The Devil Checks In For The Soskas’ Latest Effort
The Soska Sisters are known for being two of Canada’s most esteemed horror filmmakers, as the siblings have delivered enjoyable genre pictures such as American Mary, See No Evil 2, Vendetta, and the remake of Rabid. For their latest film, the Soskas opted to create a brutal and unforgiving tale of a man who gets more than he bargained for when he learns the dominatrix he arranged to meet in a hotel might just be the Devil. The vast majority of On the Edge takes place within the hotel room, but the script explores the farthest reaches of madness.
The majority of the first act of On the Edge consists of Peter (Aramis Sartorio) being restrained and horribly tortured by Mistress Satana (Jen Soska) after she abruptly ends the kinky sex games he had originally met with her for and instead takes him hostage. While these scenes were undeniably brutal, it was never made clear what exactly Peter did to deserve being tortured in such a way. So we really won’t know whether to be on his side or Satana’s.
Sure, Peter was clearly being unfaithful to his wife (Sylvia Soska) by meeting with Satana in the first place. But, that hardly justifies him literally almost losing his manhood. Although the torture scenes were largely bloodless (barely a single drop of blood was shown throughout the entire film), they will still be enough to make even hardcore viewers wince.
It goes without saying that audiences will be conflicted about whose side to be on.
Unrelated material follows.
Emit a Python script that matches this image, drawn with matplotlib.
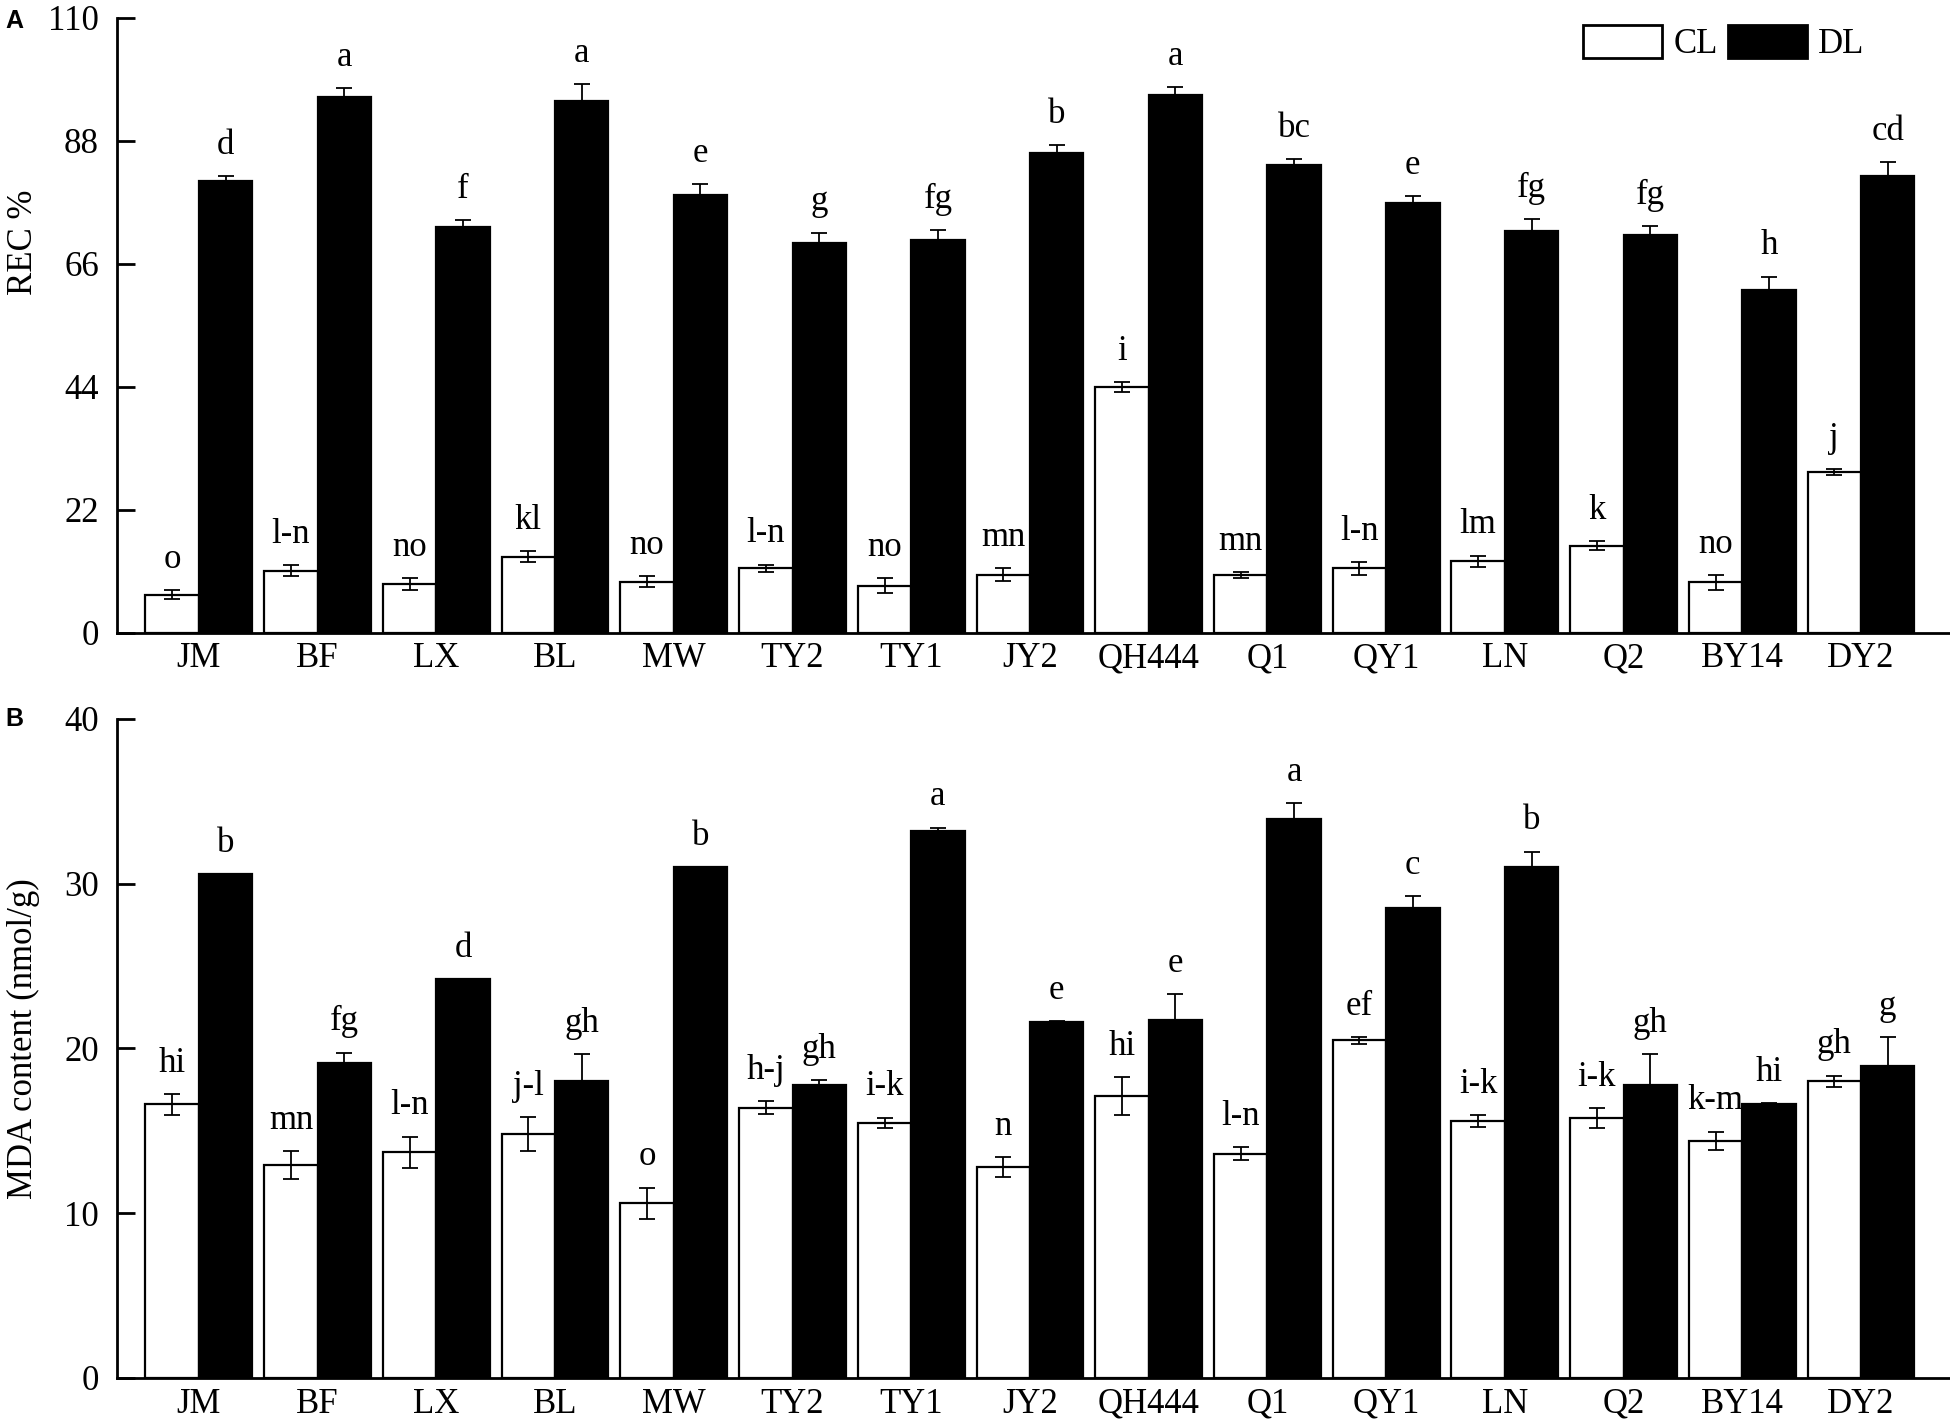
import numpy as np
import matplotlib.pyplot as plt
from matplotlib.patches import Patch

plt.rcParams['font.family'] = ['Liberation Serif', 'DejaVu Serif']

cultivars = ['JM', 'BF', 'LX', 'BL', 'MW', 'TY2', 'TY1', 'JY2', 'QH444',
             'Q1', 'QY1', 'LN', 'Q2', 'BY14', 'DY2']

# panel A: REC %
rec_cl = [6.8, 11.1, 8.7, 13.6, 9.1, 11.5, 8.4, 10.4, 43.9, 10.3, 11.5, 12.8, 15.6, 9.0, 28.8]
rec_cl_err = [0.8, 1.0, 1.0, 1.0, 1.0, 0.7, 1.3, 1.1, 0.9, 0.5, 1.1, 1.0, 0.8, 1.3, 0.5]
rec_dl = [80.9, 95.9, 72.6, 95.2, 78.3, 69.8, 70.2, 85.8, 96.2, 83.7, 76.9, 71.9, 71.1, 61.3, 81.7]
rec_dl_err = [0.8, 1.6, 1.2, 2.9, 2.0, 1.8, 1.8, 1.4, 1.4, 1.1, 1.2, 2.1, 1.7, 2.4, 2.5]
rec_cl_sig = ['o', 'l-n', 'no', 'kl', 'no', 'l-n', 'no', 'mn', 'i', 'mn', 'l-n', 'lm', 'k', 'no', 'j']
rec_dl_sig = ['d', 'a', 'f', 'a', 'e', 'g', 'fg', 'b', 'a', 'bc', 'e', 'fg', 'fg', 'h', 'cd']

# panel B: MDA content
mda_cl = [16.6, 12.9, 13.7, 14.8, 10.6, 16.4, 15.5, 12.8, 17.1, 13.6, 20.5, 15.6, 15.8, 14.4, 18.0]
mda_cl_err = [0.65, 0.85, 0.95, 1.05, 0.95, 0.4, 0.3, 0.6, 1.15, 0.4, 0.2, 0.35, 0.6, 0.55, 0.35]
mda_dl = [30.6, 19.1, 24.2, 18.0, 31.0, 17.8, 33.2, 21.6, 21.75, 33.95, 28.5, 31.0, 17.8, 16.6, 18.96]
mda_dl_err = [0, 0.65, 0, 1.65, 0, 0.3, 0.2, 0.05, 1.55, 0.95, 0.75, 0.95, 1.85, 0.1, 1.75]
mda_cl_sig = ['hi', 'mn', 'l-n', 'j-l', 'o', 'h-j', 'i-k', 'n', 'hi', 'l-n', 'ef', 'i-k', 'i-k', 'k-m', 'gh']
mda_dl_sig = ['b', 'fg', 'd', 'gh', 'b', 'gh', 'a', 'e', 'e', 'a', 'c', 'b', 'gh', 'hi', 'g']

FS = 25
w = 0.45
x = np.arange(len(cultivars))


def draw_panel(ax, cl, cl_err, dl, dl_err, cl_sig, dl_sig, ymax, yticks):
    ax.bar(x - w / 2, cl, w, color='white', edgecolor='black', linewidth=1.6, zorder=2)
    ax.bar(x + w / 2, dl, w, color='black', edgecolor='black', linewidth=1.6, zorder=2)
    ax.errorbar(x - w / 2, cl, yerr=cl_err, fmt='none', ecolor='black',
                elinewidth=1.3, capsize=6, capthick=1.3, zorder=3)
    ax.errorbar(x + w / 2, dl, yerr=dl_err, fmt='none', ecolor='black',
                elinewidth=1.3, capsize=6, capthick=1.3, zorder=3)
    for i in range(len(x)):
        ax.annotate(cl_sig[i], (x[i] - w / 2, cl[i] + cl_err[i]), xytext=(0, 16),
                    textcoords='offset points', ha='center', va='baseline', fontsize=FS)
        ax.annotate(dl_sig[i], (x[i] + w / 2, dl[i] + dl_err[i]), xytext=(0, 16),
                    textcoords='offset points', ha='center', va='baseline', fontsize=FS)
    ax.set_xlim(-0.69, 14.75)
    ax.set_ylim(0, ymax)
    ax.set_yticks(yticks)
    ax.set_xticks(x)
    ax.set_xticklabels(cultivars)
    for s in ['top', 'right']:
        ax.spines[s].set_visible(False)
    for s in ['left', 'bottom']:
        ax.spines[s].set_linewidth(2)
    ax.tick_params(axis='y', direction='in', length=13, width=2, pad=13, labelsize=FS)
    ax.tick_params(axis='x', length=0, pad=7, labelsize=FS)


fig = plt.figure(figsize=(19.5, 14.25), dpi=100)
ax1 = fig.add_axes([0.06, 0.556, 0.94, 0.4314])
ax2 = fig.add_axes([0.06, 0.033, 0.94, 0.4625])

draw_panel(ax1, rec_cl, rec_cl_err, rec_dl, rec_dl_err, rec_cl_sig, rec_dl_sig,
           110, [0, 22, 44, 66, 88, 110])
draw_panel(ax2, mda_cl, mda_cl_err, mda_dl, mda_dl_err, mda_cl_sig, mda_dl_sig,
           40, [0, 10, 20, 30, 40])

fig.text(0.012, 0.83, 'REC %', rotation=90, ha='center', va='center', fontsize=FS)
fig.text(0.012, 0.271, 'MDA content (nmol/g)', rotation=90, ha='center', va='center', fontsize=FS)

fig.text(0.003, 0.985, 'A', fontsize=18, fontweight='bold', family='Liberation Sans',
         ha='left', va='center')
fig.text(0.003, 0.4955, 'B', fontsize=18, fontweight='bold', family='Liberation Sans',
         ha='left', va='center')

handles = [Patch(facecolor='white', edgecolor='black', linewidth=2, label='CL'),
           Patch(facecolor='black', edgecolor='black', linewidth=2, label='DL')]
fig.legend(handles=handles, loc='upper left', bbox_to_anchor=(1583 / 1950, 1 - 25 / 1425),
           ncol=2, frameon=False, fontsize=FS, handlelength=2.28, handleheight=1.1,
           handletextpad=0.32, columnspacing=0.29, borderpad=0, borderaxespad=0)

fig.savefig('out.png', dpi=100)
But things become even stranger in the second act when supernatural elements come into play. Satana appears to take the form of a demonic entity and begins to speak in a heavily modified demon voice as she begins lecturing Peter about the nature of the Devil within the Bible and other religious texts. It’s always great to learn new things from movies, so maybe we should thank Satana for the history lesson. But most viewers will probably be too confused by this point to know what to think.
And things then get even stranger when Peter then starts reliving moments from his past, although it was not made clear why he was being made to revisit these exact periods from his life. It should probably be mentioned that Peter was forced to drink a suspicious cocktail, so everything could just be happening in his head. Either way, viewers were still clearly supposed to interpret these scenes in their own way, which will no doubt lead to some entertaining theories among audience members.
The Soskas are clearly animal lovers, so their pet dog named Princess Diana and their snake named Cary Grant both made appearances. But whether they were supposed to actually be real or figments of Peter’s imagination is also left intentionally vague. Not much of the second act made sense. But it was still pretty sweet to see Jen Soska cradling her beloved snake onscreen. If you think about it hard enough, you could probably come up with symbolic reasons for the two animals showing up (the snake could represent the Devil from the Garden of Eden). However, it seems like the Soskas just really wanted their pets to be in the movie.
Animals aside, the other humans in the hotel also made some noteworthy appearances throughout On the Edge. The staff of the hotel seems to be aware of Peter’s torture, so their nonchalant reaction to his suffering is either laughable or downright disturbing.
The two central performers also gave On the Edge everything they had. The way Sartorio screams and cries really will make you believe that a rope was yanking on his crown jewels. At the same time, Jen Soska was brilliantly chilling as the domineering and merciless Satana. You would easily think of her as the Devil even before the supernatural elements kick in. Although the script was hard to decipher, the central performances will still keep you invested.
While most viewers will probably be left scratching their heads at the end of On the Edge, it was refreshing to have a film that leaves you to work things out for yourself instead of spoon-feeding you details. Some viewers might want to check out of the hotel before the end credits roll, but those of you who stay until the end will be presented with an enjoyably ambiguous tale of a man’s gradual descent into madness at the hands of a merciless dominatrix.
The script did not make a whole lot of sense, but the dedicated performances of Aramis Sartorio and Jen Soska and the different ways to interpret the events of the plot will probably keep viewers invested in On the Edge.